2. ReScience lives on github
The ReScience editing chain is radically different from any other traditional scientific journal. ReScience lives on github where each new implementation is made available together with the comments, explanations and tests. Each submission takes the form of a pull request that is publicly and interactively reviewed and tested in order to guarantee any researcher can re-use it.
3. ReScience is open by design:
– Editor and reviewers are known
– Anybody can interact with the review process
– Questions are asked in the open using the issue tracker
– Anything can be changed using pull requests (from website to template repository)
What is replication?
The idea behind replication is quite simple. To read a paper describing a computational result and to try to re-implement the method, model or analysis in order to get the same quantitative or qualitative results. If you fail, you may need to have a look at the original code if available and/or to contact the original authors to have further precision. Then, if you manage to replicate the results with your new implementation, this means the original research is reproducible. But how long will this implementation last in the rapidly evolving hardware/software landscape? One year? Five years? Ten years? This is why we request authors to write an accompanying article in order to explain their implementation, what they had to change, to add, to remove, etc. Then, ten years from now, the original article and this new article should be sufficient for anybody to re-implement the research. The strongest point in a ReScience article is not the code (even if incredibly useful for further understanding) but the prose.
Where do we go from here?
ReScience is a very young journal. The official start was in September 1st 2015 and there is, at the time of writing, only one paper published. This paper served mainly as a test-bed for the whole review process. Thanks to the help of Tiziano Zito, Mehdi Khamassi and Benoit Girard, we’ve been able to smooth out the whole review process, even if it may be revised later with additional feedback from editors, reviewers and authors. We also received a lot of help from the community and to date, there are already 25 reviewers who volunteered to review ReScience articles in various domains (and you can volunteer too).

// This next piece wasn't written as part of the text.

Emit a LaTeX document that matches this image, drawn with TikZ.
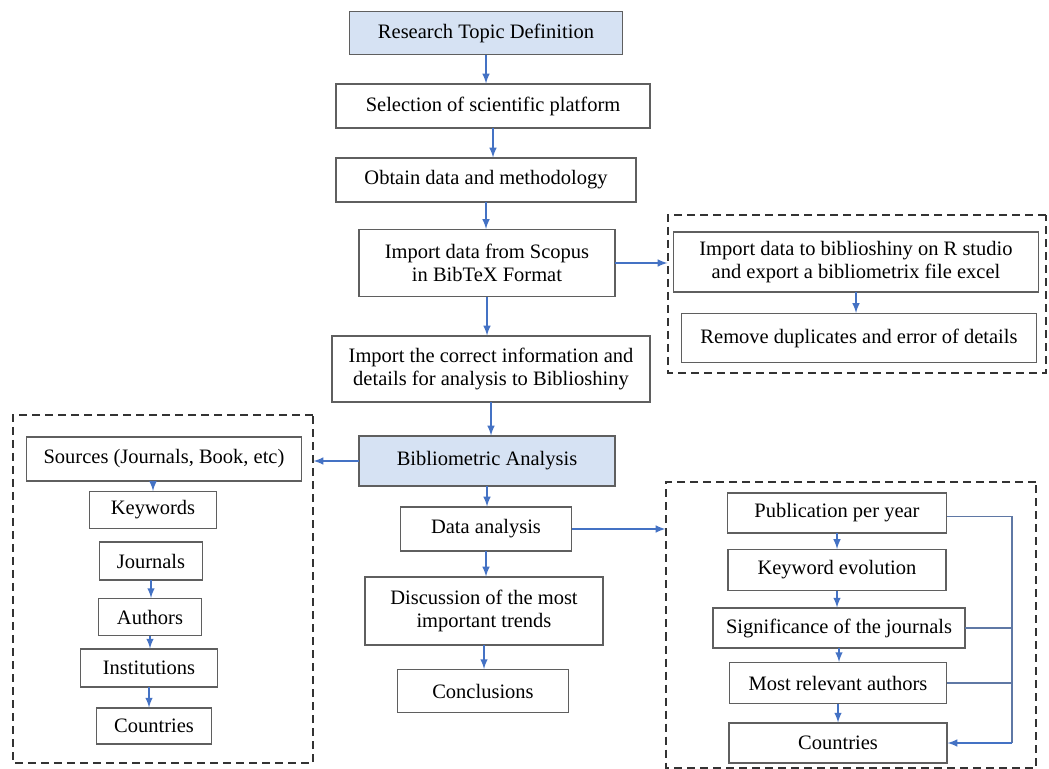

Some people also corrected the website while some others fixed the submission template. Furthermore, a lot of interesting issues have been raised on the issue tracker but not all the questions have been answered because there are some tricky ones that we did not think of in the first place when we started the journal. Each domain of computational science has its own specificities that we need to be aware of in order to address the various questions. Hopefully, with the help of the community, we will be able to serve all of computational science.
Finally, ReScience seems to fill a gap in the scientific landscape. We do not have long term visibility but we do hope the journal will offer a place for collaboration between people. We tried to make it as open as possible and we are open to any suggestions. And of course, you’re free to fork the whole journal if you want to start your own using the same model.